In many cases, the prover begins manual inspection of a flagged or suspect tubular only knowing that a tubular has been flagged, and that suspect defects are at identified locations along the tubular. A great deal of time is thus normally necessary to locate and check every suspect defect in a flagged tubular. A tubular joint occasionally may have so many suspect defects, or one or more suspect defects cannot be located, so that the prover walks from the proving area to the inspection area and requests a graphic output from the automated inspection equipment for a particular tubular joint. Since the automated inspection operation must be terminated to provide that output, and since there are significant demands for high production from the cost-intensive inspection equipment, the inspection equipment operator frequently will not want to shutdown the inspection equipment to provide the output desired by the prover for a particular tubular joint.

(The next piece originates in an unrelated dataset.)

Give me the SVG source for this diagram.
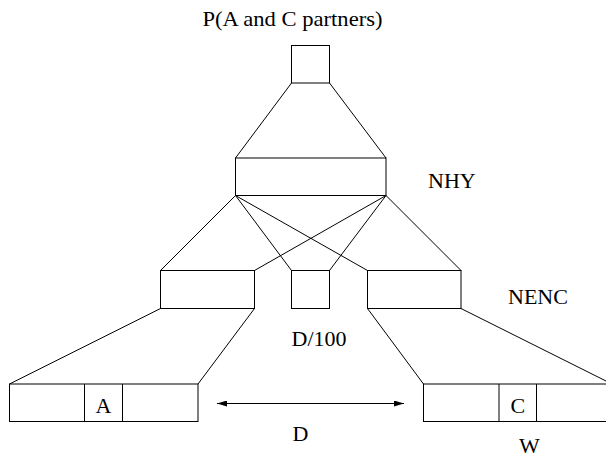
<svg xmlns="http://www.w3.org/2000/svg" width="606" height="458" viewBox="0 0 606 458">
<style>
.box{fill:none;stroke:#000;stroke-width:1}
.ln{fill:none;stroke:#000;stroke-width:1}
text{font-family:"Liberation Serif","Times New Roman",serif;font-size:22px;fill:#000}
.m{text-anchor:middle}
</style>
<defs>
<marker id="ah" viewBox="0 0 10 6" refX="10" refY="3" markerWidth="10" markerHeight="6" markerUnits="userSpaceOnUse" orient="auto-start-reverse">
<path d="M0,0 L10,3 L0,6 Z" fill="#000"/>
</marker>
</defs>
<rect width="606" height="458" fill="#fff"/>
<text x="292.5" y="26" class="m" textLength="180" lengthAdjust="spacingAndGlyphs">P(A and C partners)</text>
<g id="connectors">
<line class="ln" x1="291.5" y1="83" x2="235.5" y2="158"/>
<line class="ln" x1="329.5" y1="83" x2="386" y2="158"/>
<line class="ln" x1="235.5" y1="195.5" x2="160.5" y2="270.5"/>
<line class="ln" x1="235.5" y1="195.5" x2="291.5" y2="270.5"/>
<line class="ln" x1="235.5" y1="195.5" x2="367.5" y2="270.5"/>
<line class="ln" x1="386" y1="195.5" x2="461" y2="270.5"/>
<line class="ln" x1="386" y1="195.5" x2="329.5" y2="270.5"/>
<line class="ln" x1="386" y1="195.5" x2="254.5" y2="270.5"/>
<line class="ln" x1="160.5" y1="308.5" x2="9.5" y2="384"/>
<line class="ln" x1="254.5" y1="308.5" x2="198" y2="384"/>
<line class="ln" x1="367.5" y1="308.5" x2="423.5" y2="384"/>
<line class="ln" x1="461" y1="308.5" x2="612" y2="384"/>
<line class="ln" x1="217" y1="403.5" x2="404" y2="403.5" stroke-width="1.5" marker-start="url(#ah)" marker-end="url(#ah)"/>
</g>
<g id="top">
<rect class="box" x="291.5" y="45.5" width="38" height="37.5"/>
</g>
<g id="nhy">
<rect class="box" x="235.5" y="158" width="150.5" height="37.5"/>
<text x="428" y="187.5">NHY</text>
</g>
<g id="nenc-left">
<rect class="box" x="160.5" y="270.5" width="94" height="38"/>
</g>
<g id="d100">
<rect class="box" x="291.5" y="270.5" width="38" height="38"/>
<text x="291.5" y="346">D/100</text>
</g>
<g id="nenc-right">
<rect class="box" x="367.5" y="270.5" width="93.5" height="38"/>
<text x="508" y="303.5">NENC</text>
</g>
<g id="row-a">
<rect class="box" x="9.5" y="384" width="188.5" height="37.5"/>
<line class="ln" x1="84.5" y1="384" x2="84.5" y2="421.5"/>
<line class="ln" x1="122.5" y1="384" x2="122.5" y2="421.5"/>
<text x="103.5" y="412.5" class="m">A</text>
</g>
<g id="row-c">
<rect class="box" x="423.5" y="384" width="188.5" height="37.5"/>
<line class="ln" x1="499" y1="384" x2="499" y2="421.5"/>
<line class="ln" x1="536.5" y1="384" x2="536.5" y2="421.5"/>
<text x="517.75" y="413" class="m">C</text>
</g>
<g id="labels">
<text x="292.5" y="441">D</text>
<text x="519" y="453">W</text>
</g>
</svg>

Flagged tubulars are marked by the prover so that the joints are either passed, rejected, or sent to the repair area. The prover conventionally fills out a defect summary sheet listing the results of the inspection of each suspect defect in a flagged tubular joint. Defect summary sheets are turned over to a supervisor for generating interim and/or final prove-up reports. Prove-up reports are maintained by the inspection service company as a record of passed tubulars that were initially flagged by the inspection equipment in order to ensure high quality control standards. The results of the initial inspection, the final prove-up report, and the records relating to tubulars which were repaired or cut off are then used by the tubular inspection company to generate a final inspection report and invoice for the customer. The customer utilizes the generated prove-up reports to analyze the overall inspection operation, to determine if additional tubulars must be shipped to the inspection yard in order to have sufficient accepted tubulars for a particular job, to support payment to the inspection service company for the inspection, proving, and tubular repair services, and to file a claim with the tubular manufacturer for rejected tubulars.

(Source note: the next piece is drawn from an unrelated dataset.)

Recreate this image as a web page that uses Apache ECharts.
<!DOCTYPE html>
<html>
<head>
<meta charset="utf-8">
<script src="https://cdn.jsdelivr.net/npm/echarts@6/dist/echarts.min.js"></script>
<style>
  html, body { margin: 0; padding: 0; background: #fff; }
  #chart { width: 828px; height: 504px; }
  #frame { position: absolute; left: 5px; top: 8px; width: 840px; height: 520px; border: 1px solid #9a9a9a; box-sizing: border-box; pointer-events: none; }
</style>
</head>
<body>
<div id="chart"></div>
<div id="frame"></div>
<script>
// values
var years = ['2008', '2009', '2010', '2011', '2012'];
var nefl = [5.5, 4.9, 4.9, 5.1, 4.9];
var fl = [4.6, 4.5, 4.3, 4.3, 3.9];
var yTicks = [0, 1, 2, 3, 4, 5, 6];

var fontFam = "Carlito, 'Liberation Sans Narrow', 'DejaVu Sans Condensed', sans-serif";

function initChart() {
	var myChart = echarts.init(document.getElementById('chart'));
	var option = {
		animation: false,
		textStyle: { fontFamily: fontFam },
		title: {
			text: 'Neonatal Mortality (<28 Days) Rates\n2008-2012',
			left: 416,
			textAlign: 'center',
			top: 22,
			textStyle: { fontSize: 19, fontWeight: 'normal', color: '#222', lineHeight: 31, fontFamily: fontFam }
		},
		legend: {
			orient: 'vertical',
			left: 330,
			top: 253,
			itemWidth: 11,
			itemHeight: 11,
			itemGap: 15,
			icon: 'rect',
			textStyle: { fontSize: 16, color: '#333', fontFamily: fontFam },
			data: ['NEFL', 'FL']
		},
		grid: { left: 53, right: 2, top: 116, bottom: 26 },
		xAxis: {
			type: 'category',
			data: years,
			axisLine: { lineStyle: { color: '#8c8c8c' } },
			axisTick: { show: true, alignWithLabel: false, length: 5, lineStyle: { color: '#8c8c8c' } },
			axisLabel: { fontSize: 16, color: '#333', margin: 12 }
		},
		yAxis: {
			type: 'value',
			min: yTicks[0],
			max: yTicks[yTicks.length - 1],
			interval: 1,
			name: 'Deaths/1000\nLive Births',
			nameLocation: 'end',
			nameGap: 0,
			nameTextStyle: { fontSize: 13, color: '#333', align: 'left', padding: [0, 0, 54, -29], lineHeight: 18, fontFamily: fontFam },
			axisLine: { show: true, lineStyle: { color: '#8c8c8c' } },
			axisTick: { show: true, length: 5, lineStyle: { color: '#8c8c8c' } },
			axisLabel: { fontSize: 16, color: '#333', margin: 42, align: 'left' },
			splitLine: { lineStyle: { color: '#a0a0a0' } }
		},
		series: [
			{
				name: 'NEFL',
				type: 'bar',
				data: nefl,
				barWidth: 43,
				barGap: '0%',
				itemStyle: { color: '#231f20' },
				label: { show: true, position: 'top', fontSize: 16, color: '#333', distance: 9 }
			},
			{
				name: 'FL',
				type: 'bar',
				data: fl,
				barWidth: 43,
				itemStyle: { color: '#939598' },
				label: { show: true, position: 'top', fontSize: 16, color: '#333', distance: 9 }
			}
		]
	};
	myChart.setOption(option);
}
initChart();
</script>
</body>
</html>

Various problems have long existed in performing these inspection operations, and particularly in performing prove-up operations in a reliable and cost effective manner. Prove-up reports are expensive and time consuming to generate, and transcription errors can be made between the prove-up data sheets and the prove-up reports. The usefulness of prove-up reports to the customer is also limited due to delays between completion of the prove-up operation on a tubular and the availability of a prove-up report for that tubular to the customer.
The disadvantages of the prior art are overcome by the present invention, and improved techniques and equipment are hereinafter disclosed for enhancing both the reliability and cost effectiveness of the operations involving the inspection of oilfield tubulars.